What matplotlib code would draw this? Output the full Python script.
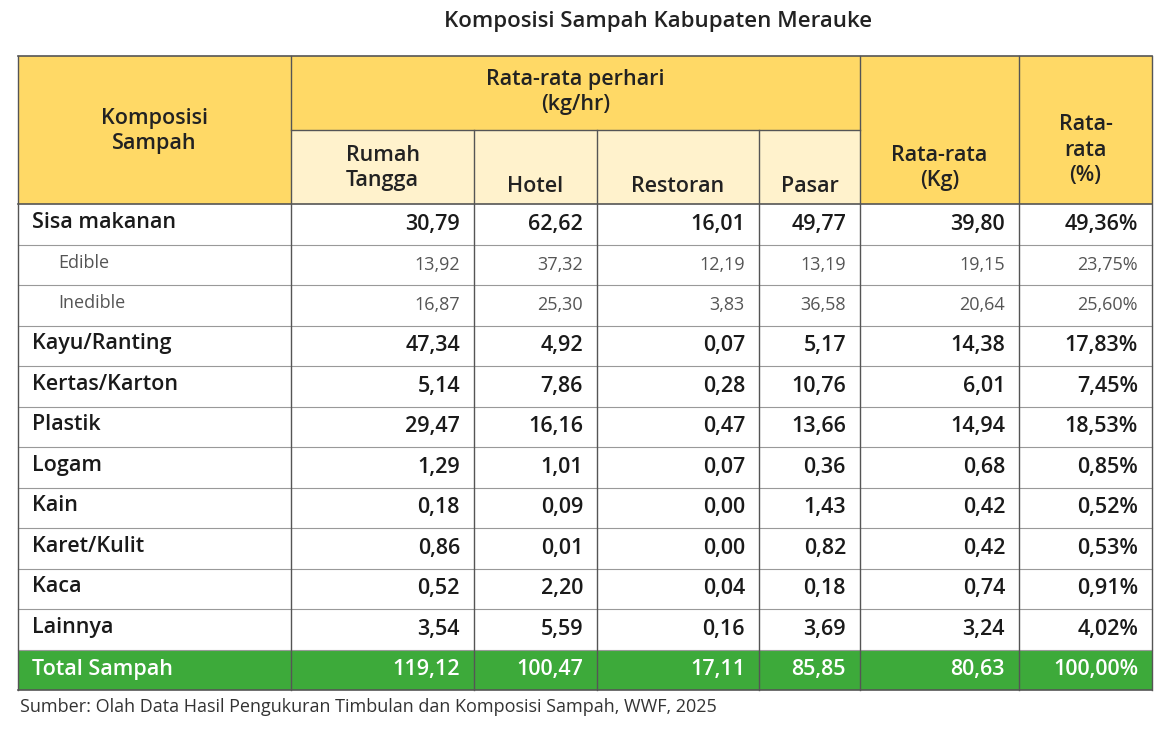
import matplotlib.pyplot as plt
import matplotlib.patches as mpatches

plt.rcParams['font.family'] = ['Open Sans', 'DejaVu Sans']

title = 'Komposisi Sampah Kabupaten Merauke'
source = 'Sumber: Olah Data Hasil Pengukuran Timbulan dan Komposisi Sampah, WWF, 2025'
row_names = ['Sisa makanan', 'Edible', 'Inedible', 'Kayu/Ranting', 'Kertas/Karton',
             'Plastik', 'Logam', 'Kain', 'Karet/Kulit', 'Kaca', 'Lainnya']
sub_rows = [False, True, True, False, False, False, False, False, False, False, False]
rumah = ['30,79', '13,92', '16,87', '47,34', '5,14', '29,47', '1,29', '0,18', '0,86', '0,52', '3,54']
hotel = ['62,62', '37,32', '25,30', '4,92', '7,86', '16,16', '1,01', '0,09', '0,01', '2,20', '5,59']
restoran = ['16,01', '12,19', '3,83', '0,07', '0,28', '0,47', '0,07', '0,00', '0,00', '0,04', '0,16']
pasar = ['49,77', '13,19', '36,58', '5,17', '10,76', '13,66', '0,36', '1,43', '0,82', '0,18', '3,69']
rata_kg = ['39,80', '19,15', '20,64', '14,38', '6,01', '14,94', '0,68', '0,42', '0,42', '0,74', '3,24']
rata_pct = ['49,36%', '23,75%', '25,60%', '17,83%', '7,45%', '18,53%', '0,85%', '0,52%', '0,53%', '0,91%', '4,02%']
total = ['Total Sampah', '119,12', '100,47', '17,11', '85,85', '80,63', '100,00%']

W, H = 1168, 734
fig = plt.figure(figsize=(W / 100, H / 100), dpi=100)
ax = fig.add_axes([0, 0, 1, 1])
ax.set_xlim(0, W)
ax.set_ylim(H, 0)
ax.axis('off')

xs = [18, 291, 474, 597, 759, 860, 1019, 1152]
y_head, y_mid, y_body = 56, 130, 204
row_h = 40.5
yellow, light_yellow, green = '#FFD966', '#FFF2CC', '#3DAA3A'
line_c = '#555555'

def rect(x0, y0, x1, y1, fc):
    ax.add_patch(mpatches.Rectangle((x0, y0), x1 - x0, y1 - y0, fc=fc, ec='none'))

# header
rect(xs[0], y_head, xs[-1], y_body, yellow)
rect(xs[1], y_mid, xs[5], y_body, light_yellow)
hk = dict(fontsize=15.5, fontweight='semibold', color='#222222')
ax.text((xs[0] + xs[1]) / 2, 131, 'Komposisi\nSampah', ha='center', va='center', linespacing=1.3, **hk)
ax.text((xs[1] + xs[5]) / 2, 92, 'Rata-rata perhari\n(kg/hr)', ha='center', va='center', linespacing=1.3, **hk)
ax.text((xs[1] + xs[2]) / 2, 168, 'Rumah\nTangga', ha='center', va='center', linespacing=1.3, **hk)
for i, lab in [(2, 'Hotel'), (3, 'Restoran'), (4, 'Pasar')]:
    ax.text((xs[i] + xs[i + 1]) / 2, 186, lab, ha='center', va='center', **hk)
ax.text((xs[5] + xs[6]) / 2, 168, 'Rata-rata\n(Kg)', ha='center', va='center', linespacing=1.3, **hk)
ax.text((xs[6] + xs[7]) / 2, 150, 'Rata-\nrata\n(%)', ha='center', va='center', linespacing=1.3, **hk)

# body rows
cols = [rumah, hotel, restoran, pasar, rata_kg, rata_pct]
for r, name in enumerate(row_names):
    yc = y_body + (r + 0.5) * row_h
    sub = sub_rows[r]
    kw = dict(fontsize=13, color='#555555') if sub else dict(fontsize=15.5, fontweight='semibold', color='#1a1a1a')
    ax.text(xs[0] + (40 if sub else 14), yc - 2, name, ha='left', va='center', **kw)
    for c, vals in enumerate(cols):
        ax.text(xs[c + 2] - 14, yc, vals[r], ha='right', va='center', **kw)
    ax.plot([xs[0], xs[-1]], [y_body + (r + 1) * row_h] * 2, color='#999999', lw=0.8)

y_tot = y_body + len(row_names) * row_h
rect(xs[0], y_tot, xs[-1], y_tot + row_h, green)
yc = y_tot + row_h / 2
ax.text(xs[0] + 14, yc, total[0], ha='left', va='center', fontsize=15.5, fontweight='semibold', color='white')
for c, v in enumerate(total[1:]):
    ax.text(xs[c + 2] - 14, yc, v, ha='right', va='center', fontsize=15.5, fontweight='semibold', color='white')

# grid lines
y_end = y_tot + row_h
for i, x in enumerate(xs):
    y0 = y_mid if i in (2, 3, 4) else y_head
    ax.plot([x, x], [y0, y_end], color=line_c, lw=1)
ax.plot([xs[0], xs[-1]], [y_head, y_head], color=line_c, lw=1.2)
ax.plot([xs[1], xs[5]], [y_mid, y_mid], color=line_c, lw=1)
ax.plot([xs[0], xs[-1]], [y_body, y_body], color=line_c, lw=1.2)
ax.plot([xs[0], xs[-1]], [y_end, y_end], color=line_c, lw=1.2)

ax.text(658, 22, title, ha='center', va='center', fontsize=16, fontweight='semibold', color='#222222')
ax.text(20, 707, source, ha='left', va='center', fontsize=13, color='#333333')

fig.savefig('out.png', dpi=100)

### Problem details
Extract the lines exactly, please: the first line of the listing, the line with "plt.rcParams['font.family'] = ['Open", and every line between them, but no pictures.

### Output for this task
What matplotlib code would draw this? Output the full Python script.
import matplotlib.pyplot as plt
import matplotlib.patches as mpatches

plt.rcParams['font.family'] = ['Open Sans', 'DejaVu Sans']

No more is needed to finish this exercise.